Defining Institutional Arrangements when Linking Financing to Quality in Healthcare in Ghana Stakeholder Engagement Workshop

As countries work towards achieving universal health coverage (UHC), expanding access to health services while maintaining and improving quality of care remains a major priority.  Poor quality of care can prevent countries from achieving the desired improvements in health outcomes and lead to unnecessary costs. Delivering high-quality health services requires ongoing attention to improvement and assurance not only of health service delivery itself, but also of the health system governance that supports the quality of care. Strengthening health governance structures has emerged as an essential component to improve the quality of care, particularly as the quest for UHC is often associated with changing institutional roles and the emergence of new institutions, such as new payers, that may have powerful tools at their disposal to influence quality. Strengthening the roles and clarifying the responsibilities of the payer(s) and improving collaboration and joint planning among other quality stakeholders is critical to maximize this potential. HFG has assisted with this by developing a guide to help governments work through this process.   The purpose of the guide piloted in Ghana was to provide key considerations for policymakers when defining the institutional roles and responsibilities of payers in carrying out strategies for improving the quality of care.  We have identified six strategies that payers can use to improve the quality of care, and mapped them to multiple mechanisms and roles and responsibilities that must be fulfilled for these strategies to be implemented successfully.  The guide provides country examples and emerging best practices in structuring institutional arrangements between the payer and other quality stakeholders for each of the six strategies.  The guide is designed to help countries systematically think through the institutional arrangements for quality, and to re-define and clarify these institutional roles and responsibilities to ultimately strengthen the role of the payer.

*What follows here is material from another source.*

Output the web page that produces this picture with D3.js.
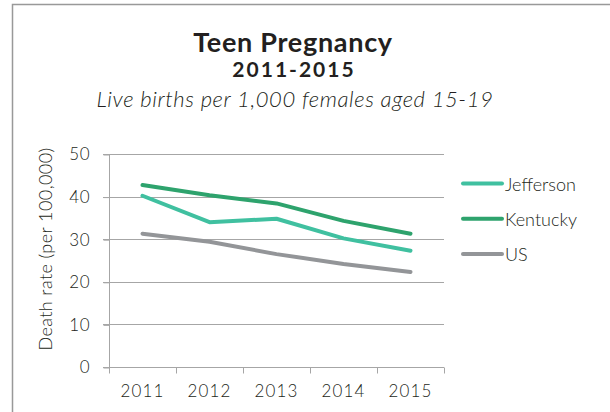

HFG partnered with Dr. Ernest Konadu Asiedu, Head of the National Quality Management Unit (NQTC) in the Ghanaian Ministry of Health to co-host a two-day stakeholder engagement workshop in Accra July 20-21, 2018. Over 46 participants representing a variety of government and non-governmental organizations attended the workshop. The Ghana Food and Drug Authority hosted the workshop furthering demonstrating the agency’s ownership and commitment to improving quality.

The aims of the workshop were to:

  • Increase understanding of how linking health financing to the quality of care is impacted by institutional roles and relationships in Ghana,
  • Identify where and how the roles and relationships of institutions can be strengthened to improve the link between health financing and quality,
  • Agree on the most feasible options for improving institutional arrangements to effectively link health financing to quality, and
  • Develop an implementation plan for strengthening existing roles and relationships and/or establishing new arrangements

As a result of this activity, HFG assisted the NQTC in moving further along its path towards strengthening the quality of care, while identifying strategic entry points for the payer to more fully realize its role in quality assurance and quality improvement.


“This workshop offered a platform where the same players can talk together. An effective platform is the technical working group since we complement each other. The HFG Guide is really excellent. At times, people see problems. The Guide will give us the reference and help chart the course. It’s priceless. “

Dr. Fred Adomako Boateng

“There was a definite need for this workshop where everyone can provide input for quality healthcare issues in Ghana. We are still struggling to adequately address the quality needs. Policy is a good start. It’s about educating and training ourselves on the national quality of health policy manual itself.  We need to ensure that the relevant stakeholders have been trained. The main achievements of this workshop has been to bring stakeholders together and discuss how we can address those gaps and recommendations for sealing those gaps.”

Margaret Williams  – Health Facility Regulatory Agency (HeFRA)

HFG Team members Peter Vaz and Adam Koon facilitate a workshop on quality and governance with Dr. Ernest Asiedu from the Ghanian Ministry of Health.

Officials from various divisions within the Ghanaian Ministry of Health participate in HFG’s quality and governance workshop.